Andrzej Wajda’s Kanal (1957) was one of the first post-War Eastern European films to become known in the West. It’s an intense film about a group of Polish soldiers, during the last days of the failed August/September 1994 uprising in Warsaw against the Nazis. These soldiers are doomed; they know it, and we know it (a voiceover narrator informs us of their fate right at the beginning). The film’s power comes from the way it makes us inhabit the duration of lives with no future and no prospects.
The first third of the film more or less follows war-movie genre conventions: we get to know the members of the platoon, their personalities, traits, and foibles; and there are some battle sequences. This part of Kanal is most noteworthy for its harsh landscape of smoking, bombed-out urban ruins, and for Wajda’s long tracking shots of the troops lost, or hiding, amidst the rubble. (All this is a bit reminiscent of early Italian neorealism, especially Rossellini’s war trilogy).
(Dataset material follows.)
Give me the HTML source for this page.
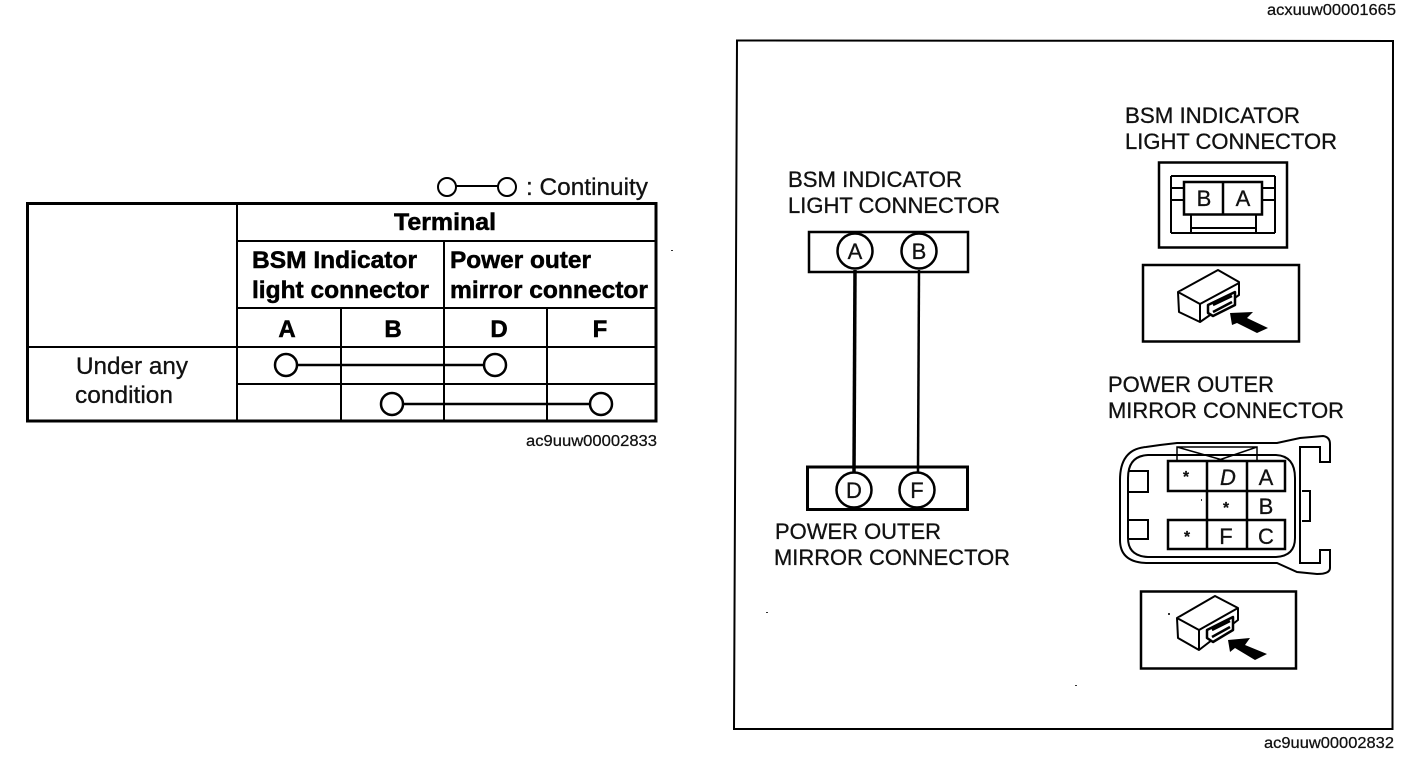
<!DOCTYPE html>
<html><head><meta charset="utf-8"><style>
html,body{margin:0;padding:0;background:#fff;width:1408px;height:758px;overflow:hidden}
svg{display:block}
text{font-family:"Liberation Sans",sans-serif;fill:#111;stroke:#111;stroke-width:.3}
.b{font-weight:bold;font-size:24px;fill:#000;stroke:#000;stroke-width:.5}
.l{font-size:22px}
.s{font-size:15.500px;stroke-width:.25}
.c{text-anchor:middle}
</style></head><body>
<svg width="1408" height="758" viewBox="0 0 1408 758" xmlns="http://www.w3.org/2000/svg">
<g fill="none" stroke="#000">
<!-- table -->
<rect x="27.500" y="203.500" width="628.500" height="217.500" stroke-width="3"/>
<g stroke-width="2">
<path d="M237 203V421M237 241H656M237 308H656M27 347H656M237 384H656M341 308V421M444 241V421M547 308V421"/>
</g>
<g stroke-width="2.500" fill="#fff">
<path d="M297 365H484M403 404H590" fill="none"/>
<circle cx="286" cy="365" r="11"/><circle cx="495" cy="365" r="11"/>
<circle cx="392" cy="404" r="11"/><circle cx="601" cy="404" r="11"/>
</g>
<g stroke-width="2">
<path d="M456 186H498"/>
<circle cx="447" cy="187" r="9"/><circle cx="507" cy="187" r="9"/>
</g>
<!-- frame -->
<path d="M737 40.500L1393 41L1392.500 729L734 729Z" stroke-width="2"/>
<!-- left connectors -->
<rect x="809" y="232" width="159" height="40" stroke-width="2.500"/>
<rect x="807.500" y="467" width="160" height="42.500" stroke-width="3"/>
<path d="M855 270L854 472" stroke-width="3.500"/>
<path d="M919 270L918 472" stroke-width="2.500"/>
<g stroke-width="2.500" fill="#fff">
<circle cx="855" cy="251" r="17.500"/><circle cx="919" cy="251" r="17.500"/>
<circle cx="854" cy="490" r="17.500"/><circle cx="917" cy="490" r="17.500"/>
</g>
<!-- BSM connector face -->
<rect x="1159" y="162.500" width="128" height="85" stroke-width="2.500"/>
<path d="M1171 176H1275M1171 176V233M1275 176V233M1171 233H1275M1171 188H1184M1171 200H1184M1262 188H1275M1262 200H1275M1191 215V233M1256 215V233M1192 228H1255" stroke-width="2"/>
<rect x="1184" y="182" width="78" height="32.500" stroke-width="2.500"/>
<path d="M1223 182V214" stroke-width="2.500"/>
<!-- boxes -->
<rect x="1143" y="265" width="156" height="76.500" stroke-width="2.500"/>
<rect x="1141" y="591.500" width="155" height="77" stroke-width="2.500"/>
<!-- mirror connector body -->
<path d="M1120 480Q1120 449 1146 447L1160 445L1177 443H1277L1300 438L1323 436Q1330 437 1330 444V462H1320V447H1300V563H1320V550H1330V568Q1330 574 1317 574L1297 572L1277 563H1146Q1120 562 1120 540Z" stroke-width="2"/>
<path d="M1128 478Q1128 456 1148 455H1276Q1295 456 1295 478V538Q1295 556 1276 557H1148Q1128 556 1128 538Z" stroke-width="2"/>
<path d="M1177 461V447H1257V461M1177 447L1226 461M1257 447L1216 461" stroke-width="1.500"/>
<path d="M1128 471H1148V492H1128M1128 520H1148V539H1128M1302 491H1310V521H1302" stroke-width="2"/>
<path d="M1168 461H1285V491H1168ZM1168 520H1285V549H1168ZM1207 461V549M1247 461V549M1207 491H1285M1207 520H1285" stroke-width="2.500"/>
</g>
<!-- small connector icons -->
<g fill="#fff" stroke="#000" stroke-width="2" stroke-linejoin="round">
<path d="M1178 292L1218 270L1239 282V295L1200 322L1179 312Z"/>
<path d="M1178 292L1200 304L1239 283M1200 304V322"/>
<path d="M1208 305L1235 292V305L1213 316L1208 313Z" stroke-width="2.500"/>
<path d="M1213 305L1232 296M1213 312L1232 302" stroke-width="2.500"/>
</g>
<path d="M1230 313L1253 312L1247 318L1268 328L1257 333L1237 323L1232 325Z" fill="#000"/>
<g fill="#fff" stroke="#000" stroke-width="2" stroke-linejoin="round">
<path d="M1177 618L1215 596L1238 608V620L1199 650L1178 638Z"/>
<path d="M1177 618L1199 630L1238 608M1199 630V650"/>
<path d="M1207 630L1233 617V630L1213 642L1207 638Z" stroke-width="2.500"/>
<path d="M1212 630L1230 621M1212 637L1230 627" stroke-width="2.500"/>
</g>
<path d="M1228 640L1250 638L1245 645L1267 654L1255 660L1235 648L1230 652Z" fill="#000"/>
<!-- text -->
<text x="1267" y="15" class="s" textLength="129" lengthAdjust="spacingAndGlyphs">acxuuw00001665</text>
<text x="526" y="446" class="s" textLength="131" lengthAdjust="spacingAndGlyphs">ac9uuw00002833</text>
<text x="1264" y="748" class="s" textLength="130" lengthAdjust="spacingAndGlyphs">ac9uuw00002832</text>
<text x="526" y="195" class="l" style="font-size:24px" textLength="122" lengthAdjust="spacingAndGlyphs">: Continuity</text>
<text x="394" y="230" class="b" textLength="102" lengthAdjust="spacingAndGlyphs">Terminal</text>
<text x="252" y="268" class="b" textLength="165" lengthAdjust="spacingAndGlyphs">BSM Indicator</text>
<text x="252" y="298" class="b" textLength="177" lengthAdjust="spacingAndGlyphs">light connector</text>
<text x="450" y="268" class="b" textLength="141" lengthAdjust="spacingAndGlyphs">Power outer</text>
<text x="450" y="298" class="b" textLength="198" lengthAdjust="spacingAndGlyphs">mirror connector</text>
<text x="287" y="337" class="b c">A</text>
<text x="393" y="337" class="b c">B</text>
<text x="499" y="337" class="b c">D</text>
<text x="600" y="337" class="b c">F</text>
<text x="76" y="374" class="l" style="font-size:24px" textLength="112" lengthAdjust="spacingAndGlyphs">Under any</text>
<text x="75" y="403" class="l" style="font-size:24px" textLength="98" lengthAdjust="spacingAndGlyphs">condition</text>
<text x="788" y="187" class="l" textLength="174" lengthAdjust="spacingAndGlyphs">BSM INDICATOR</text>
<text x="788" y="213" class="l" textLength="212" lengthAdjust="spacingAndGlyphs">LIGHT CONNECTOR</text>
<text x="775" y="539" class="l" textLength="166" lengthAdjust="spacingAndGlyphs">POWER OUTER</text>
<text x="774" y="565" class="l" textLength="236" lengthAdjust="spacingAndGlyphs">MIRROR CONNECTOR</text>
<text x="1125" y="123" class="l" textLength="175" lengthAdjust="spacingAndGlyphs">BSM INDICATOR</text>
<text x="1125" y="149" class="l" textLength="212" lengthAdjust="spacingAndGlyphs">LIGHT CONNECTOR</text>
<text x="1108" y="392" class="l" textLength="166" lengthAdjust="spacingAndGlyphs">POWER OUTER</text>
<text x="1108" y="418" class="l" textLength="236" lengthAdjust="spacingAndGlyphs">MIRROR CONNECTOR</text>
<text x="855" y="259" class="l c">A</text>
<text x="919" y="259" class="l c">B</text>
<text x="854" y="498" class="l c">D</text>
<text x="917" y="498" class="l c">F</text>
<text x="1204" y="206" class="l c">B</text>
<text x="1243" y="206" class="l c">A</text>
<text x="1228" y="485" class="l c" style="font-style:italic">D</text>
<text x="1266" y="485" class="l c">A</text>
<text x="1266" y="514" class="l c">B</text>
<text x="1226" y="544" class="l c">F</text>
<text x="1266" y="544" class="l c">C</text>
<text x="1186" y="482" class="s c" font-weight="bold">*</text>
<text x="1226" y="513" class="s c" font-weight="bold">*</text>
<text x="1187" y="542" class="s c" font-weight="bold">*</text>
<g fill="#333"><rect x="1168" y="613" width="2" height="2"/><rect x="1201" y="499" width="1" height="2"/><rect x="671" y="250" width="2" height="1"/><rect x="766" y="612" width="2" height="1"/><rect x="1075" y="685" width="2" height="1"/></g>
</svg>
</body></html>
But after this introduction, the film takes place entirely in the Warsaw sewers (apparently the Polish word “kanal” means, not “canal,” but “sewer”), into which the soldiers have descended in an effort to escape the Nazis, and hopefully reach the one downtown section that is still held by the rebels. We are immersed in a spooky and terrifying underworld (“immersed” and “underworld” are meant both literally and metaphorically). Groups of men and women wander through miles of tunnels, waist-deep in water filled with sludge and excrement. Some die, some go mad, some make it back to the light above, only to face various ironic fates nonetheless. Space is limited in the tunnels, and Wajda’s shots are claustrophobically close and tight. The lighting is dim and unsteady, and rather eerie.
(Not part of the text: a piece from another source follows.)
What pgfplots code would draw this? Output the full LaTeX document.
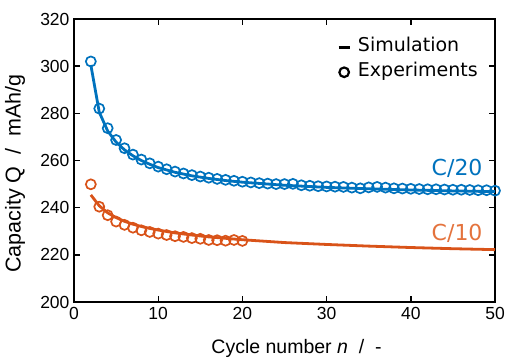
\documentclass[border=0pt]{standalone}
\usepackage{pgfplots}
\pgfplotsset{compat=1.18}
\usepackage{fontspec}
\setmainfont{Liberation Sans}
\newfontfamily\dejavu{DejaVu Sans}
\definecolor{mblue}{HTML}{0072BD}
\definecolor{morange}{HTML}{D95319}
\definecolor{torange}{HTML}{E4733D}
\pgfplotsset{
  lineleg/.style={legend image code/.code={\draw[##1] (-5pt,0pt) -- (6pt,0pt);}},
  circleg/.style={legend image code/.code={\draw[##1] (0.5pt,0pt) circle (4.8pt);}},
}

\pgfplotstableread{
n q
2 302.0
3 282.0
4 273.7
5 268.7
6 265.2
7 262.5
8 260.4
9 258.8
10 257.4
11 256.3
12 255.3
13 254.5
14 253.8
15 253.2
16 252.7
17 252.2
18 251.8
19 251.4
20 251.0
21 250.7
22 250.4
23 250.2
24 250.0
25 250.0
26 250.1
27 249.5
28 249.3
29 249.1
30 249.0
31 248.9
32 248.8
33 248.5
34 248.2
35 248.6
36 248.8
37 248.5
38 248.2
39 248.1
40 248.0
41 247.9
42 247.8
43 247.8
44 247.7
45 247.6
46 247.6
47 247.5
48 247.4
49 247.4
50 247.2
}\blueexp

\pgfplotstableread{
n q
2 300.5
3 280.5
4 272.5
5 267.8
6 264.5
7 262.0
8 260.0
9 258.4
10 257.0
12 255.0
14 253.5
16 252.4
18 251.5
20 250.8
25 249.5
30 248.6
35 248.0
40 247.5
45 247.1
50 246.8
}\bluesim

\pgfplotstableread{
n q
2 249.9
3 240.4
4 236.8
5 234.1
6 232.7
7 231.5
8 230.4
9 229.7
10 229.0
11 228.4
12 227.9
13 227.6
14 227.1
15 226.8
16 226.3
17 226.2
18 226.0
19 226.3
20 225.9
}\orangeexp

\pgfplotstableread{
n q
2 245.4
3 240.8
4 237.8
5 235.8
6 234.2
7 233.0
8 232.0
9 231.2
10 230.5
12 229.3
14 228.4
16 227.6
18 227.0
20 226.4
25 225.2
30 224.4
35 223.7
40 223.1
45 222.6
50 222.2
}\orangesim

\begin{document}
\begin{tikzpicture}
\path[use as bounding box] (-74pt,-56pt) rectangle (431pt,302pt);
\begin{axis}[
  at={(0pt,0pt)}, anchor=south west,
  scale only axis, width=421pt, height=283pt,
  xmin=0, xmax=50, ymin=200, ymax=320,
  xtick={0,10,...,50}, ytick={200,220,...,320},
  tick align=inside, major tick length=6pt,
  axis line style={line width=1.6pt},
  every tick/.style={black, line width=1.4pt},
  tick label style={font=\fontsize{17.5}{19}\selectfont},
  /pgf/number format/assume math mode=true,
  xlabel={Cycle number \textit{n}\ \ /\ \ -},
  ylabel={Capacity Q\ \ /\ \ mAh/g},
  xlabel style={font=\fontsize{19.5}{21}\selectfont, at={(axis description cs:0.5,0)}, anchor=center, yshift=-46pt, xshift=12pt},
  ylabel style={font=\fontsize{21.5}{23}\selectfont, at={(axis description cs:0,0.5)}, anchor=center, yshift=59pt, xshift=-13pt},
  xticklabel style={yshift=-2pt},
  yticklabel style={xshift=-1pt},
  legend style={draw=none, fill=none, at={(0.618,0.945)}, anchor=north west,
    font=\dejavu\fontsize{19}{22}\selectfont, row sep=4pt,
    nodes={text height=13pt, text depth=4pt, inner sep=2pt}},
  legend cell align=left,
  clip=false,
]
\addplot[mblue, line width=2.8pt, forget plot] table[x=n,y=q] {\bluesim};
\addplot[morange, line width=2.8pt, forget plot] table[x=n,y=q] {\orangesim};
\addplot[mblue, only marks, mark=o, mark size=5pt, mark options={line width=1.7pt}, forget plot] table[x=n,y=q] {\blueexp};
\addplot[morange, only marks, mark=o, mark size=5pt, mark options={line width=1.7pt}, forget plot] table[x=n,y=q] {\orangeexp};
\addlegendimage{black, line width=2.6pt, lineleg}
\addlegendentry{\hspace{5pt}Simulation}
\addlegendimage{black, line width=2.2pt, circleg}
\addlegendentry{\hspace{5pt}Experiments}
\node[mblue, font=\dejavu\fontsize{22}{24}\selectfont] at (axis cs:45.5,256.5) {C/20};
\node[torange, font=\dejavu\fontsize{22}{24}\selectfont] at (axis cs:45.5,229.2) {C/10};
\end{axis}
\end{tikzpicture}
\end{document}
Some moments are downright hallucinatory (though the POV is always strictly objective, never going into the delirium of any individual character): the appearance of a light in the distance; a sudden surge of water sweeping through the tunnel like a miniature tsunami; a hysterical crowd runs through the tunnels, beset by imaginary terrors; an excruciating, scarcely human moan and cry that turns out to be the death-rattle of a soldier lying unconscious in the water. It’s these details, these small, horrible events, that drive the film. Something happens, and then we subside back into the torpor of soldiers slogging through the tunnels, getting more and more fatigued, waiting, waiting, and slowly dying.
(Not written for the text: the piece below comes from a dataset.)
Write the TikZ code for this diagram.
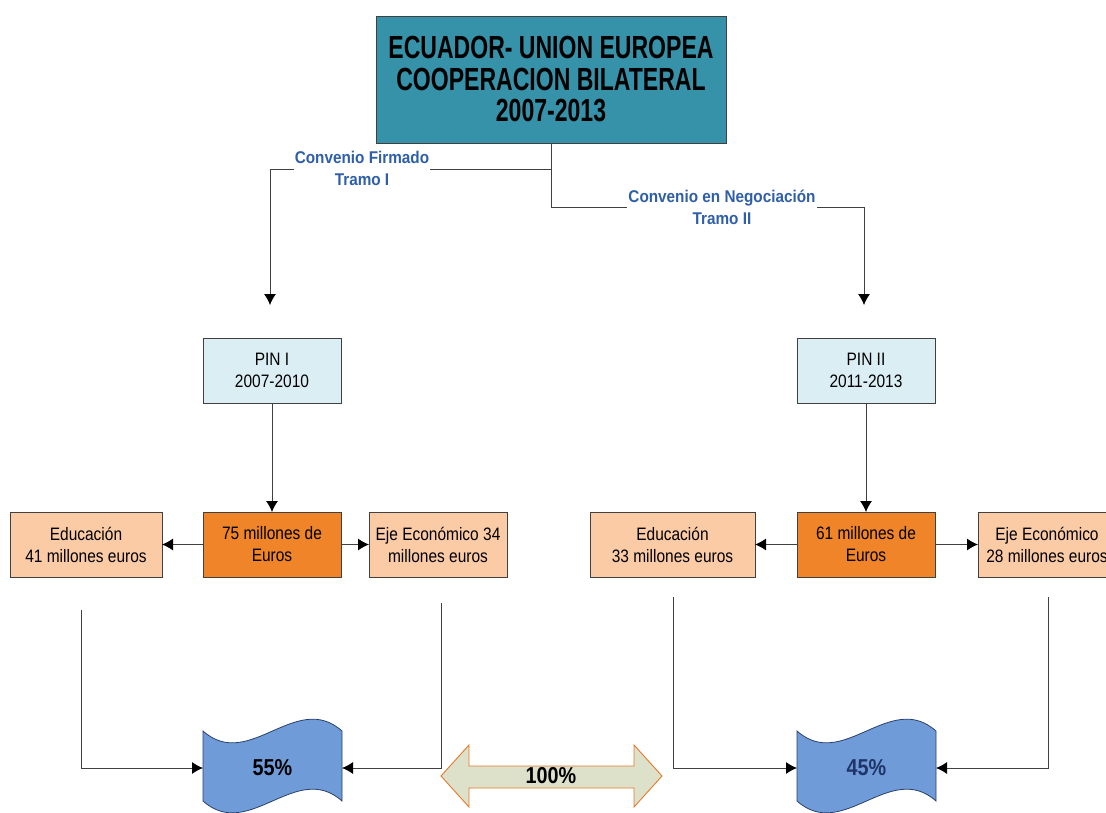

The film does depict, and affirm, a certain kind of heroism, rather than attacking the very ethos of war and heroism, in the way that certain other nearly contemporary films (Kubrick’s Paths of Glory in the West, and Andrzej Munk’s Eroica in Poland) do. But this heroism is existential rather than political and military: it has more in common with the ethos of Samuel Beckett ‘s plays than it does with that of the typical war film, from West or East, that is largely concerned to glorify the military and the nation. Ultimately, Kanal is a film entirely without hope; not the least of its virtues is that it entirely refuses the upbeat-ending-in-spite-of-everything that was de rigeur as much in “socialist realism” as in classical Hollywood (and that is still maintained today by the likes of Spielberg, who almost obscenely insists on finding that “upbeat moment” even in films like Schindler’s List and Saving Private Ryan).
you will notice a similar handling of duration in the film of Danis Tanovic NO MAN’S LAND, which also takes place in an enclosed space. Eastern European films were amazingly advanced in terms of trying out techniques that are often seen as inventive in the West (as you can already see in WR MYSTERIES OF ORGASM with its collage).